■ **YOUR GOAL**
Write out the listing, please, but only from its first line through the line containing "W, H = 1173, 514", exactly as given and without pictures.

━━━ SOURCE DATA ━━━

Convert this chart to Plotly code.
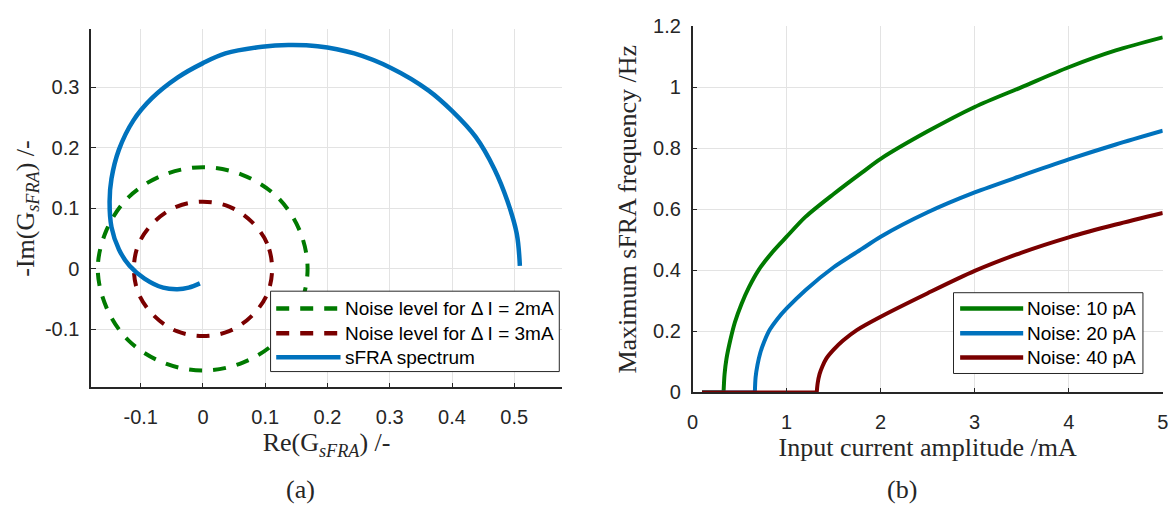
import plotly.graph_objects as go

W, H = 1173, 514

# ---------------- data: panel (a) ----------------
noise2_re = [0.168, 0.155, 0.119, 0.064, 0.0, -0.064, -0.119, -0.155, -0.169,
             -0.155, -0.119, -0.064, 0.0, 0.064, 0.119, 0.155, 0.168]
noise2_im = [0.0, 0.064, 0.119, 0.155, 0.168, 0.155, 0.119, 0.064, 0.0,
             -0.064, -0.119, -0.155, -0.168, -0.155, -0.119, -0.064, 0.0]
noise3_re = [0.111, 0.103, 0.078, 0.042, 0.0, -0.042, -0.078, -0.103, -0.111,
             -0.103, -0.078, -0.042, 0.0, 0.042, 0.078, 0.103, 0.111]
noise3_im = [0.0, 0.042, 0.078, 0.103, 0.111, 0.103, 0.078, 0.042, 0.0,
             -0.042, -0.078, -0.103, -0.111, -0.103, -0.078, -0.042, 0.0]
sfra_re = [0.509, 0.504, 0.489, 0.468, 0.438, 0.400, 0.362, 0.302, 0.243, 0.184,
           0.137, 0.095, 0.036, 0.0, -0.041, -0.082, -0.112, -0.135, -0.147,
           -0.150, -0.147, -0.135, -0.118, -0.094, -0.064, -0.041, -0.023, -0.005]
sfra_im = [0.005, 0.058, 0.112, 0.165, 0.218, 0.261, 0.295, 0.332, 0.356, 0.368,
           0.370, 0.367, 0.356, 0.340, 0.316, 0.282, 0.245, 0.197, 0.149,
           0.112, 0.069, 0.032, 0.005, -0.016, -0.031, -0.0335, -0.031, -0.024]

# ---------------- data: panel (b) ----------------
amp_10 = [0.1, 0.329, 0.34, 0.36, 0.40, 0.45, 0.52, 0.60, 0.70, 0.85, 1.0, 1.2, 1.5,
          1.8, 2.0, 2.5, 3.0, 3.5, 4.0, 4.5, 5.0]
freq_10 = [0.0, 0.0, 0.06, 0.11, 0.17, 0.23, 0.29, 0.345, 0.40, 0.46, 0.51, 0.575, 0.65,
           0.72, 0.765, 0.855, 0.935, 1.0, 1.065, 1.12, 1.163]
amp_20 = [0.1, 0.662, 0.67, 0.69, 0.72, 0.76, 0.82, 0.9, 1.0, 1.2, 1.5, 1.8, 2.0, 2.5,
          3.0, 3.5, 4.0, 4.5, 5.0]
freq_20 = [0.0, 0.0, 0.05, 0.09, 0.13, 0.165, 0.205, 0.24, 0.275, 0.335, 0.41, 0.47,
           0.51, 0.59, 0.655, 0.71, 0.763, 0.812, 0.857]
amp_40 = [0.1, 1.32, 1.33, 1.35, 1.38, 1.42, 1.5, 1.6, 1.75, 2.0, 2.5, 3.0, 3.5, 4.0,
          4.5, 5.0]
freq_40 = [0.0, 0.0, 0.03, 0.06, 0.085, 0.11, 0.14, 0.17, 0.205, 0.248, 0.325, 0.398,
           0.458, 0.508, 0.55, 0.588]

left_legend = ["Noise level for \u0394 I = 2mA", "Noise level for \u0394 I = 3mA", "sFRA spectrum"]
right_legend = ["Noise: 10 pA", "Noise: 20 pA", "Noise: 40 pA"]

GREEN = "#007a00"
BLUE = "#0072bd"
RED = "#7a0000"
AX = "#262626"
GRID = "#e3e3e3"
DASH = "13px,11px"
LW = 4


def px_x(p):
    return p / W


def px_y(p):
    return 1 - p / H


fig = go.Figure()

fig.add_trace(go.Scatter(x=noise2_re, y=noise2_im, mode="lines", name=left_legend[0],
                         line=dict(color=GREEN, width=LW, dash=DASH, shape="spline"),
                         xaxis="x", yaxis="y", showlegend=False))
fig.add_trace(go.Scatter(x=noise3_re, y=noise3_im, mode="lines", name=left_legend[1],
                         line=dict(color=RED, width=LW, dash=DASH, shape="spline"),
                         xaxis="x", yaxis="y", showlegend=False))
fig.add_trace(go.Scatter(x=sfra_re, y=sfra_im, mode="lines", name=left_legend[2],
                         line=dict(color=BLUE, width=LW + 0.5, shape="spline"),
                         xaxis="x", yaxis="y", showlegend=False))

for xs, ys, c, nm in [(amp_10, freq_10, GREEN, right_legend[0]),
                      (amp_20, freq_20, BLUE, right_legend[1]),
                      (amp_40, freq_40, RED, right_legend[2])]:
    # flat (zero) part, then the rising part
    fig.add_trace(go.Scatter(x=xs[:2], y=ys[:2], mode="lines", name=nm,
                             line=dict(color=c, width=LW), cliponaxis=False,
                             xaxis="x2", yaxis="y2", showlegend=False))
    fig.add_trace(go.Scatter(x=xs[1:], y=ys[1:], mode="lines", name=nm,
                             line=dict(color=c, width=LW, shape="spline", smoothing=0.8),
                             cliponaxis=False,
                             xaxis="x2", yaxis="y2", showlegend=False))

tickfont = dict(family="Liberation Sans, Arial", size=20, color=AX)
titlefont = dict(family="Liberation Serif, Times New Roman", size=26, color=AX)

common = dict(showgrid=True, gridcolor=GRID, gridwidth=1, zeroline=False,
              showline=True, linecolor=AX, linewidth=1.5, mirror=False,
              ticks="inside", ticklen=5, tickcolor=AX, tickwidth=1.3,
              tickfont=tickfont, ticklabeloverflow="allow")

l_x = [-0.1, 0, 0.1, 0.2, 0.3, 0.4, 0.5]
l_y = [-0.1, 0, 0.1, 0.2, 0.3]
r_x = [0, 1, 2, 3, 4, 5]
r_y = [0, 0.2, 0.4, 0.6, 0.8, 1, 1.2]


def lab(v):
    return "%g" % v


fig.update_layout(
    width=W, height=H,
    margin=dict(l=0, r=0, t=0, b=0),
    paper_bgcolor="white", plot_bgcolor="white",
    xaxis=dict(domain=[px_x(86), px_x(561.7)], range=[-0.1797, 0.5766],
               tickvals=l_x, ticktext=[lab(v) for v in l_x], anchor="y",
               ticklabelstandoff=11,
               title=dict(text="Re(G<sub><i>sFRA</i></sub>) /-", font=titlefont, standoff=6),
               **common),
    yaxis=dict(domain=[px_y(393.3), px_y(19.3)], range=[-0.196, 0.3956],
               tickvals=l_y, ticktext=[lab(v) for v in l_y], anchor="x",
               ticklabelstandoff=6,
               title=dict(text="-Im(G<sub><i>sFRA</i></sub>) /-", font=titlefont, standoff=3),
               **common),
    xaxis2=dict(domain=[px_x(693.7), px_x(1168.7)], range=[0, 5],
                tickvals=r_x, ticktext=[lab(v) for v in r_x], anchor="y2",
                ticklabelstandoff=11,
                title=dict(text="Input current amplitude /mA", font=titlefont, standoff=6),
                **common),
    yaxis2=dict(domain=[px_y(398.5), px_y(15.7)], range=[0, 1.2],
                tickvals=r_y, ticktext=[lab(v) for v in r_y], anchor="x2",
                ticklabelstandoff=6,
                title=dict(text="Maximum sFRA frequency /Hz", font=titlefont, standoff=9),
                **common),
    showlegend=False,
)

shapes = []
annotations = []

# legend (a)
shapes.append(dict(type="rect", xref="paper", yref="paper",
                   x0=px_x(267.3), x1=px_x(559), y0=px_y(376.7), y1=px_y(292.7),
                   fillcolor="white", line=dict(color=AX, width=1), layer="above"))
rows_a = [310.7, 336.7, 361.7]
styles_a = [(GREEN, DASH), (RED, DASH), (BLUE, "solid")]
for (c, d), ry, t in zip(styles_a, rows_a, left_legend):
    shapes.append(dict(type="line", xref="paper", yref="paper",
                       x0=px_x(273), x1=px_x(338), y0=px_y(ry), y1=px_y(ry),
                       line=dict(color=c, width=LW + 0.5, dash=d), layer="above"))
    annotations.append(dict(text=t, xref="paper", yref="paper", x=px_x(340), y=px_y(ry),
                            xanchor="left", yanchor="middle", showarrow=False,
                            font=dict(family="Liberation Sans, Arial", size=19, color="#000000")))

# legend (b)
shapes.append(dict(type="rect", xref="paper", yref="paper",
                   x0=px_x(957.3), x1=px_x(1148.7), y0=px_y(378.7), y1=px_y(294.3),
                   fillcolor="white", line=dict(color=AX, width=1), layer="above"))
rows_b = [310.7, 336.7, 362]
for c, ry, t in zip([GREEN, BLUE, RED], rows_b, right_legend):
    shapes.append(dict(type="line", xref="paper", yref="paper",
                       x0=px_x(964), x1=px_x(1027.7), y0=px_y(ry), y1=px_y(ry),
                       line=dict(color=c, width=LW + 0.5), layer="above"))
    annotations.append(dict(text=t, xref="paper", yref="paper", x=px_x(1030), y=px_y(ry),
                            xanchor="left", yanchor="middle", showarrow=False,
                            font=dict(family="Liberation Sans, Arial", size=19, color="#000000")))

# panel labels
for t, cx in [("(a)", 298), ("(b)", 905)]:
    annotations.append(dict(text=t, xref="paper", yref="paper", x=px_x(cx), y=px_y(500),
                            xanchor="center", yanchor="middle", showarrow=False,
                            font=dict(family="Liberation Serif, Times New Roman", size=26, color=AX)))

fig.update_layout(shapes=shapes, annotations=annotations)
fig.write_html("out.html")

━━━

■ **PROBLEM SOLUTION**
Convert this chart to Plotly code.
import plotly.graph_objects as go

W, H = 1173, 514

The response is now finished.